Please write out the lines of the data exactly, beginning with the first and ending with the line containing "from bokeh.resources import INLINE"; leave the pictures behind.

━━━

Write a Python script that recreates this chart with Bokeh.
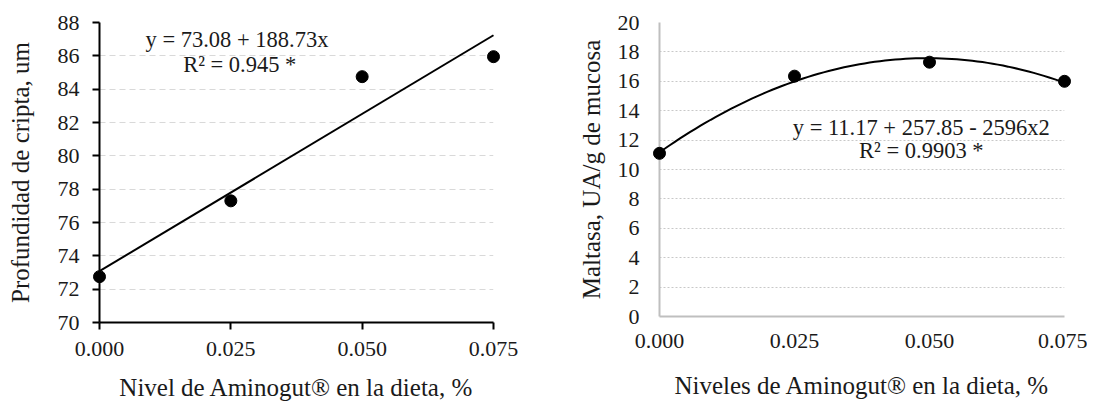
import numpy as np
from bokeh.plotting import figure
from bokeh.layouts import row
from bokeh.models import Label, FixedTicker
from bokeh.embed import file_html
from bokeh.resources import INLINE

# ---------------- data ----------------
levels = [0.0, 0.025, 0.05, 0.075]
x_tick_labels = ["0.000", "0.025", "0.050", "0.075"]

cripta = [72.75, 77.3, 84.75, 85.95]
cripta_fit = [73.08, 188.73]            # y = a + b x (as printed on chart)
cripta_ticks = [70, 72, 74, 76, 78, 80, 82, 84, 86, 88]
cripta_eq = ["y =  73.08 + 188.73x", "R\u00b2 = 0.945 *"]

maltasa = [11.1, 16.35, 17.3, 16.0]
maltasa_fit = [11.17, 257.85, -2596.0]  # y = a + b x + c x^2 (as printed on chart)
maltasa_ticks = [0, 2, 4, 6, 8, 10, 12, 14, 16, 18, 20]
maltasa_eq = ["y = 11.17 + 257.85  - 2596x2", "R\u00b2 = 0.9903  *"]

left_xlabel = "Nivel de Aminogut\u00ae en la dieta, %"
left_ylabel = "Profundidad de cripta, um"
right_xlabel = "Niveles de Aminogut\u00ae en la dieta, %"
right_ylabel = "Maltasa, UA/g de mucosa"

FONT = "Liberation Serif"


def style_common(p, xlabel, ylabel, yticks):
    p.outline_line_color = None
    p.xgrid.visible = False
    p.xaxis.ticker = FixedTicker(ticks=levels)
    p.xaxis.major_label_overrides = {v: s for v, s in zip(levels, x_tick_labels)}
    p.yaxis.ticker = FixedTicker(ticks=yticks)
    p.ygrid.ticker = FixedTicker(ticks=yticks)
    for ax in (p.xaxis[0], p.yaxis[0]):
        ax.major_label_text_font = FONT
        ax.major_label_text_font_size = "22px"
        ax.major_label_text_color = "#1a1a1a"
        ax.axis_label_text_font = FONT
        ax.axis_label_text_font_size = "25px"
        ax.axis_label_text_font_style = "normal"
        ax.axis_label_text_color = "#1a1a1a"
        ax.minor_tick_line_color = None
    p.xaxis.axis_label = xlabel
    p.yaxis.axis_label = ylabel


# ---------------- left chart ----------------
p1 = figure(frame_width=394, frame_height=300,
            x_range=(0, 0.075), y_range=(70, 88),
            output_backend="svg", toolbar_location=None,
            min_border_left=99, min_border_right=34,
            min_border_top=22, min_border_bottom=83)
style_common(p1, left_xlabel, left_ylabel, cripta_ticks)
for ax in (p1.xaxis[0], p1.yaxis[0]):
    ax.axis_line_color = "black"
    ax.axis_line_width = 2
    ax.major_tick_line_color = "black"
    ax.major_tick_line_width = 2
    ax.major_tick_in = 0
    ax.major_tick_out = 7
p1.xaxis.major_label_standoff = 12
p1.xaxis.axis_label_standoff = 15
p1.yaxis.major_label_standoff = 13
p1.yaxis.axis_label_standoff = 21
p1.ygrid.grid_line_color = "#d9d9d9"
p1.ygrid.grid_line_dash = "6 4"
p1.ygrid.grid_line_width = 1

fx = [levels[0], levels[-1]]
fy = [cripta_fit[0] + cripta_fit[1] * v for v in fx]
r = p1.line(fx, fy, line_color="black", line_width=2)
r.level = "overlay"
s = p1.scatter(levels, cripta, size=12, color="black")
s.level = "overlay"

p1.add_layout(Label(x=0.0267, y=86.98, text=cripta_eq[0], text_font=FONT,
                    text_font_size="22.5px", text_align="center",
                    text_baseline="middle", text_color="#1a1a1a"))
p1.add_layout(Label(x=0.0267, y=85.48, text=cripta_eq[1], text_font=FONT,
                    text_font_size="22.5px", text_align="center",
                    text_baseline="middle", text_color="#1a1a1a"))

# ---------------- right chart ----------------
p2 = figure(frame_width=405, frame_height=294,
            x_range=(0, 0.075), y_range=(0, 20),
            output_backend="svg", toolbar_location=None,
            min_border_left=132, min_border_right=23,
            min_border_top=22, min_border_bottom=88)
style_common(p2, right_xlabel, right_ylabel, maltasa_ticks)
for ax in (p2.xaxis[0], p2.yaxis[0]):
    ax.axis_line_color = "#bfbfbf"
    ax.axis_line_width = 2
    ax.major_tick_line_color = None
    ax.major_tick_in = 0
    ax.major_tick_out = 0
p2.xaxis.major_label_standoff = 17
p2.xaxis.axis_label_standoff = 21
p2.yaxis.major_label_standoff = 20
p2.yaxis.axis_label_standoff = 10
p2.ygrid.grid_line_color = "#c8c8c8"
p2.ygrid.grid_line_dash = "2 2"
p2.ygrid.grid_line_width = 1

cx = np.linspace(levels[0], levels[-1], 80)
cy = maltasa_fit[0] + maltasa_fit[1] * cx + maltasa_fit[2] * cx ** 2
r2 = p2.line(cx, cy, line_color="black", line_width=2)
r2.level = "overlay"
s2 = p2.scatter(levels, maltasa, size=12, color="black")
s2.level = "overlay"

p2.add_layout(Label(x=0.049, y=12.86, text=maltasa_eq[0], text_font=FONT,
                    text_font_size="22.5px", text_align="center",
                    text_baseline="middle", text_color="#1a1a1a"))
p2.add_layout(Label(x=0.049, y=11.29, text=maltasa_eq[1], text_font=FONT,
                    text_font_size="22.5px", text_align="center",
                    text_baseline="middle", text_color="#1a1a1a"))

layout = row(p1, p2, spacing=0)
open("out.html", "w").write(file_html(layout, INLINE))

━━━

Written solution ->
Write a Python script that recreates this chart with Bokeh.
import numpy as np
from bokeh.plotting import figure
from bokeh.layouts import row
from bokeh.models import Label, FixedTicker
from bokeh.embed import file_html
from bokeh.resources import INLINE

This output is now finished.